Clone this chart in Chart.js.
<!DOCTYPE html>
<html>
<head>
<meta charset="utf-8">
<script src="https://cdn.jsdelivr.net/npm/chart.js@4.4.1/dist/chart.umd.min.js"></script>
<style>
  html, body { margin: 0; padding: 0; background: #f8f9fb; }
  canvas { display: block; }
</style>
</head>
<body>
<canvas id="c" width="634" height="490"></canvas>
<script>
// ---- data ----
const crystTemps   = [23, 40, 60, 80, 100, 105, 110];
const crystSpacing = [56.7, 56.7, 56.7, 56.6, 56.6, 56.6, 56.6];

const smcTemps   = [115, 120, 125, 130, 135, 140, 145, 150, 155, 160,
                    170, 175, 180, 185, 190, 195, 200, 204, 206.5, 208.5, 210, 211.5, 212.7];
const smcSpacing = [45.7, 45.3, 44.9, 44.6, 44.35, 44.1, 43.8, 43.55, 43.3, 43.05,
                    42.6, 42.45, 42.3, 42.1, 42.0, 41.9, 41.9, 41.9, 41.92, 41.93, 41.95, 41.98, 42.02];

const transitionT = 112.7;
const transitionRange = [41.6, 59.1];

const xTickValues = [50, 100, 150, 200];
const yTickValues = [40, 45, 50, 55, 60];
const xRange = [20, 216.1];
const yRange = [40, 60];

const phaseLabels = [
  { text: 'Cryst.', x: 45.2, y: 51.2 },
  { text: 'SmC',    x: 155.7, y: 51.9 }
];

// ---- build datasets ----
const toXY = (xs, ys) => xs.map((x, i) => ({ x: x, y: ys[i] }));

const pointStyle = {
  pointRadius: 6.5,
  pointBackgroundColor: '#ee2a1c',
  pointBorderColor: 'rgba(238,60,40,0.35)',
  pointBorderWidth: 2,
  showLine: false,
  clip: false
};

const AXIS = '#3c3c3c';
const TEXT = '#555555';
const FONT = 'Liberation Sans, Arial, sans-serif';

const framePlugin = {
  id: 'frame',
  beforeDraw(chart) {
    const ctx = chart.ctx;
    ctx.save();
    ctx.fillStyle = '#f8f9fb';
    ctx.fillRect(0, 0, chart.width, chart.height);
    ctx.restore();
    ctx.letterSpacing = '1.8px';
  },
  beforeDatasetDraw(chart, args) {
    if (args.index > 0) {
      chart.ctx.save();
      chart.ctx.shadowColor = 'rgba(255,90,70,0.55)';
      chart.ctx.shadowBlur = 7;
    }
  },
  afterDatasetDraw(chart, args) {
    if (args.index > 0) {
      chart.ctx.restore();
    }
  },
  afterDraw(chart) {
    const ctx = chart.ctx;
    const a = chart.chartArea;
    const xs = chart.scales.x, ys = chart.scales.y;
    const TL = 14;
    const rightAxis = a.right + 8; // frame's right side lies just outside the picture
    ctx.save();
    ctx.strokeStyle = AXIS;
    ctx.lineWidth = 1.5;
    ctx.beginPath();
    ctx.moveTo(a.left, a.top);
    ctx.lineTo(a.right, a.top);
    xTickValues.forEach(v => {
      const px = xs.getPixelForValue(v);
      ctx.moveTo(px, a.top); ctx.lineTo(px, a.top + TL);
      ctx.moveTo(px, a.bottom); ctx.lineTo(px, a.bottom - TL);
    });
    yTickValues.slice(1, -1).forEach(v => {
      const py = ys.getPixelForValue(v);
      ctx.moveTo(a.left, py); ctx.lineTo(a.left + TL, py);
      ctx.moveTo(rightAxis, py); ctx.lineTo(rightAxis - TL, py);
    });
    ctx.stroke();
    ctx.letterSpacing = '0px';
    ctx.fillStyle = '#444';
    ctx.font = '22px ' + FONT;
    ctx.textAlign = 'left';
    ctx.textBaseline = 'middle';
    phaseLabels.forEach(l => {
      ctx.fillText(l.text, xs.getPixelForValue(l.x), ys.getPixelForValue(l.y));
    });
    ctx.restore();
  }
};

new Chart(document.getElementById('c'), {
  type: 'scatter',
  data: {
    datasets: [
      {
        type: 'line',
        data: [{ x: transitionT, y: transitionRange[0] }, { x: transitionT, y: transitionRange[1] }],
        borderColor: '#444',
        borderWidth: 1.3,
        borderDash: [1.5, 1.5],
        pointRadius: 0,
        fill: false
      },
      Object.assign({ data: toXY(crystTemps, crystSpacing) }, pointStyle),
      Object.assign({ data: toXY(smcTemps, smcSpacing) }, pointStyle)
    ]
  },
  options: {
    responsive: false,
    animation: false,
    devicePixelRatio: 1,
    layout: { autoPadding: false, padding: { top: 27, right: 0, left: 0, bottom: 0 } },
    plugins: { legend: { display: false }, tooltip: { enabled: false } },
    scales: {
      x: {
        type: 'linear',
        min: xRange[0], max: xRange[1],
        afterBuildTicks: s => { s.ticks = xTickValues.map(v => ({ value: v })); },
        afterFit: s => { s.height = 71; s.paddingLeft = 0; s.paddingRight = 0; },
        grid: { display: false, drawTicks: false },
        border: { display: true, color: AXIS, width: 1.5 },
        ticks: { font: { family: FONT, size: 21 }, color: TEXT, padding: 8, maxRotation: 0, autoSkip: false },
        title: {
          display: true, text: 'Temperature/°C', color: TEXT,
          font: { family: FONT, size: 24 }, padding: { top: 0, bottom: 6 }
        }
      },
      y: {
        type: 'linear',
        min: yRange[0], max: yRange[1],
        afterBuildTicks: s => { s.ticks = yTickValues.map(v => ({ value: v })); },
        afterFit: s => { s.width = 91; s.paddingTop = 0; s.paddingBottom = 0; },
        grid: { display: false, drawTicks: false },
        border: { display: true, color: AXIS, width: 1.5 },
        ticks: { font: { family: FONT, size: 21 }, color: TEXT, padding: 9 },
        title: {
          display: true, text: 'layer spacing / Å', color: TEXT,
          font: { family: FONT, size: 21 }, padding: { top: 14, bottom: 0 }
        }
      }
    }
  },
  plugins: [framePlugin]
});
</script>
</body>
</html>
****************************************
GOAL
Print, unaltered, every line from the beginning of the material down to the line with "const FONT = 'Liberation".

SOLUTION TO THIS TASK
Clone this chart in Chart.js.
<!DOCTYPE html>
<html>
<head>
<meta charset="utf-8">
<script src="https://cdn.jsdelivr.net/npm/chart.js@4.4.1/dist/chart.umd.min.js"></script>
<style>
  html, body { margin: 0; padding: 0; background: #f8f9fb; }
  canvas { display: block; }
</style>
</head>
<body>
<canvas id="c" width="634" height="490"></canvas>
<script>
// ---- data ----
const crystTemps   = [23, 40, 60, 80, 100, 105, 110];
const crystSpacing = [56.7, 56.7, 56.7, 56.6, 56.6, 56.6, 56.6];

const smcTemps   = [115, 120, 125, 130, 135, 140, 145, 150, 155, 160,
                    170, 175, 180, 185, 190, 195, 200, 204, 206.5, 208.5, 210, 211.5, 212.7];
const smcSpacing = [45.7, 45.3, 44.9, 44.6, 44.35, 44.1, 43.8, 43.55, 43.3, 43.05,
                    42.6, 42.45, 42.3, 42.1, 42.0, 41.9, 41.9, 41.9, 41.92, 41.93, 41.95, 41.98, 42.02];

const transitionT = 112.7;
const transitionRange = [41.6, 59.1];

const xTickValues = [50, 100, 150, 200];
const yTickValues = [40, 45, 50, 55, 60];
const xRange = [20, 216.1];
const yRange = [40, 60];

const phaseLabels = [
  { text: 'Cryst.', x: 45.2, y: 51.2 },
  { text: 'SmC',    x: 155.7, y: 51.9 }
];

// ---- build datasets ----
const toXY = (xs, ys) => xs.map((x, i) => ({ x: x, y: ys[i] }));

const pointStyle = {
  pointRadius: 6.5,
  pointBackgroundColor: '#ee2a1c',
  pointBorderColor: 'rgba(238,60,40,0.35)',
  pointBorderWidth: 2,
  showLine: false,
  clip: false
};

const AXIS = '#3c3c3c';
const TEXT = '#555555';
const FONT = 'Liberation Sans, Arial, sans-serif';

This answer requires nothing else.